The city has lots of apartments and you don't need a car
1/3rd of college grads don't own a car or even have a drivers license.
Plus, a lot of them have a lot of student debt and can't afford a car or their own place to live, so they get a couple roommates and share an apartment in the city.
Tele, I live right here in the middle of the city, in the thick of things -- not out in Palatine or someplace, and I'm here today, not 40 years ago -- I can tell you that what I observe firsthand is somewhat different from what you're telling me.
There are plenty of young college grads here who moved here from elsewhere specifically to take advantage of high-paying jobs available. They live in city apartments because they want to, and simply have no interest in suburbia. And many of them can well afford a car but simply choose not to have one. They don't want the same suburban lifestyle their parents had, they want something more stimulating and exciting. It's a generational thing -- the pendulum is currently shifting away from suburbia and towards urban living.
And employers are increasingly realizing that if they want to attract young talent, they have to go where that young talent lives.
True, there are some who share apartments two or three to a unit in areas like, say, Wrigleyville, because they're in modestly-paying entry-level jobs and that's all they can afford at the moment.
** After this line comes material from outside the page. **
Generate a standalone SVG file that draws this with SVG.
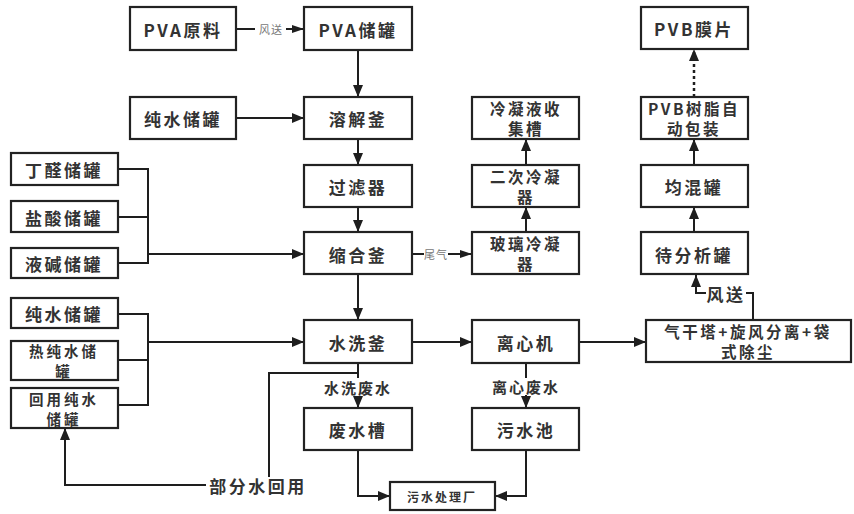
<svg xmlns="http://www.w3.org/2000/svg" width="854" height="514" viewBox="0 0 854 514">
<defs>
<marker id="ah" viewBox="0 0 12 10" refX="12" refY="5" markerWidth="12" markerHeight="11" markerUnits="userSpaceOnUse" orient="auto">
<path d="M0,0 L12,5 L0,10 z" fill="#1e1e1e"/>
</marker>
<marker id="ahs" viewBox="0 0 12 8" refX="12" refY="4" markerWidth="12" markerHeight="8" markerUnits="userSpaceOnUse" orient="auto">
<path d="M0,0 L12,4 L0,8 z" fill="#1e1e1e"/>
</marker>
</defs>
<style>
rect.b{fill:#fff;stroke:#222;stroke-width:2.2}
text{font-family:"Noto Sans CJK SC","Noto Sans",sans-serif;fill:#333;font-size:17px;font-weight:bold;letter-spacing:2.5px;text-anchor:middle;dominant-baseline:central}
text.t2{font-size:15.5px;letter-spacing:2.5px}
text.t3{font-size:14.5px;letter-spacing:3px}
text.lbl{font-size:15px;letter-spacing:2px}
text.sm{font-size:11px;fill:#777;font-weight:normal;letter-spacing:1px}
text.wt{font-size:12px;letter-spacing:2px}
.c path,.c line,.c polyline{fill:none;stroke:#1e1e1e;stroke-width:2}
.arr{marker-end:url(#ah)}
.c line.dot{stroke-dasharray:3 3;stroke-width:2.5}
</style>
<rect width="854" height="514" fill="#fff"/>
<g class="c" id="connectors">
<line x1="236" y1="29" x2="255" y2="29"/>
<line x1="286" y1="29" x2="304" y2="29" style="marker-end:url(#ahs)"/>
<line x1="358" y1="50" x2="358" y2="97" class="arr"/>
<line x1="236" y1="118" x2="304" y2="118" class="arr"/>
<line x1="358" y1="139" x2="358" y2="165" class="arr"/>
<line x1="358" y1="207" x2="358" y2="232" class="arr"/>
<line x1="358" y1="274" x2="358" y2="320" class="arr"/>
<polyline points="118,169 148,169 148,263 118,263"/>
<line x1="118" y1="217" x2="148" y2="217"/>
<line x1="148" y1="254" x2="304" y2="254" class="arr"/>
<polyline points="118,314 148,314 148,405 118,405"/>
<line x1="118" y1="360" x2="148" y2="360"/>
<line x1="148" y1="342" x2="304" y2="342" class="arr"/>
<line x1="412" y1="254" x2="424" y2="254"/>
<line x1="448" y1="254" x2="472" y2="254" style="marker-end:url(#ahs)"/>
<line x1="526" y1="232" x2="526" y2="207" class="arr"/>
<line x1="526" y1="165" x2="526" y2="139" class="arr"/>
<line x1="412" y1="342" x2="472" y2="342" class="arr"/>
<line x1="579" y1="342" x2="646" y2="342" class="arr"/>
<line x1="358" y1="363" x2="358" y2="378"/>
<line x1="358" y1="396" x2="358" y2="408" class="arr"/>
<polyline points="358,373 269,373 269,477"/>
<polyline points="206,485 65,485 65,428" class="arr"/>
<line x1="526" y1="363" x2="526" y2="378"/>
<line x1="526" y1="395" x2="526" y2="408" class="arr"/>
<polyline points="358,450 358,496 390,496" class="arr"/>
<polyline points="526,450 526,496 495,496" class="arr"/>
<polyline points="753,320 753,293 746,293"/>
<polyline points="706,293 696,293 696,275" class="arr"/>
<line x1="694" y1="232" x2="694" y2="207" class="arr"/>
<line x1="694" y1="165" x2="694" y2="139" class="arr"/>
<line x1="694" y1="97" x2="694" y2="49" class="arr dot"/>
<text class="sm" x="271" y="29">风送</text>
<text class="sm" x="436" y="254">尾气</text>
<text class="lbl" x="358" y="387">水洗废水</text>
<text class="lbl" x="526" y="386">离心废水</text>
<text x="258" y="485">部分水回用</text>
<text x="726" y="293">风送</text>
</g>
<g id="pva_raw"><rect class="b" x="130" y="7" width="106" height="43"/><text x="183" y="29">PVA原料</text></g>
<g id="pva_tank"><rect class="b" x="304" y="7" width="108" height="43"/><text x="358" y="29">PVA储罐</text></g>
<g id="pure_water_top"><rect class="b" x="130" y="97" width="106" height="42"/><text x="183" y="118">纯水储罐</text></g>
<g id="dissolve"><rect class="b" x="304" y="97" width="108" height="42"/><text x="358" y="118">溶解釜</text></g>
<g id="filter"><rect class="b" x="304" y="165" width="108" height="42"/><text x="358" y="186">过滤器</text></g>
<g id="condense_kettle"><rect class="b" x="304" y="232" width="108" height="42"/><text x="358" y="254">缩合釜</text></g>
<g id="wash_kettle"><rect class="b" x="304" y="320" width="108" height="43"/><text x="358" y="342">水洗釜</text></g>
<g id="waste_tank"><rect class="b" x="304" y="408" width="108" height="42"/><text x="358" y="429">废水槽</text></g>
<g id="butyraldehyde"><rect class="b" x="11" y="153" width="107" height="32"/><text x="64" y="169">丁醛储罐</text></g>
<g id="hcl"><rect class="b" x="11" y="201" width="107" height="31"/><text x="64" y="217">盐酸储罐</text></g>
<g id="naoh"><rect class="b" x="11" y="248" width="107" height="30"/><text x="64" y="263">液碱储罐</text></g>
<g id="pure_water_left"><rect class="b" x="11" y="298" width="107" height="30"/><text x="64" y="313">纯水储罐</text></g>
<g id="hot_water"><rect class="b" x="11" y="341" width="107" height="39"/><text class="t3" x="64" y="350.5">热纯水储</text><text class="t3" x="64" y="370.5">罐</text></g>
<g id="reuse_water"><rect class="b" x="11" y="388" width="107" height="40"/><text class="t3" x="64" y="398">回用纯水</text><text class="t3" x="64" y="418">储罐</text></g>
<g id="condensate"><rect class="b" x="472" y="97" width="107" height="42"/><text class="t2" x="526" y="108">冷凝液收</text><text class="t2" x="526" y="128">集槽</text></g>
<g id="second_condenser"><rect class="b" x="472" y="165" width="107" height="42"/><text class="t2" x="526" y="176">二次冷凝</text><text class="t2" x="526" y="196">器</text></g>
<g id="glass_condenser"><rect class="b" x="472" y="232" width="107" height="42"/><text class="t2" x="526" y="243">玻璃冷凝</text><text class="t2" x="526" y="263">器</text></g>
<g id="centrifuge"><rect class="b" x="472" y="320" width="107" height="43"/><text x="526" y="342">离心机</text></g>
<g id="sewage_pool"><rect class="b" x="472" y="408" width="107" height="42"/><text x="526" y="429">污水池</text></g>
<g id="treatment"><rect class="b" x="390" y="482" width="105" height="28"/><text class="wt" x="442" y="496">污水处理厂</text></g>
<g id="pvb_film"><rect class="b" x="641" y="7" width="107" height="42"/><text x="694" y="28">PVB膜片</text></g>
<g id="pvb_pack"><rect class="b" x="641" y="97" width="107" height="42"/><text class="t2" x="694" y="108">PVB树脂自</text><text class="t2" x="694" y="128">动包装</text></g>
<g id="mix_tank"><rect class="b" x="641" y="165" width="107" height="42"/><text x="694" y="186">均混罐</text></g>
<g id="analysis_tank"><rect class="b" x="641" y="232" width="107" height="42"/><text x="694" y="254">待分析罐</text></g>
<g id="dryer"><rect class="b" x="646" y="320" width="205" height="42"/><text class="t2" x="748" y="331">气干塔+旋风分离+袋</text><text class="t2" x="748" y="351">式除尘</text></g>
</svg>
But they're only one part of the story.
In downtown Chicago there are new luxury apartment towers with all the amenities where monthly rents on a one-bedroom apartment start at $2,000 and go up from there... and then you look at who lives in the place, and it's mostly all 20-somethings, and you wonder how so many people so young can afford all that... and most of them are not in hock, either.
I'd bet a lot of those jobs were low paying jobs, too........and there are lots of low paid workers in Chicago.
Low-paid workers, or those with a lot of student debt, generally live on the South and West Sides, or in less popular areas well away from the lake... they generally don't live downtown or in the better North Side lakefront neighborhoods, where it actually costs more to live than in most of the suburbs... and yet those pricey areas are predominantly younger people.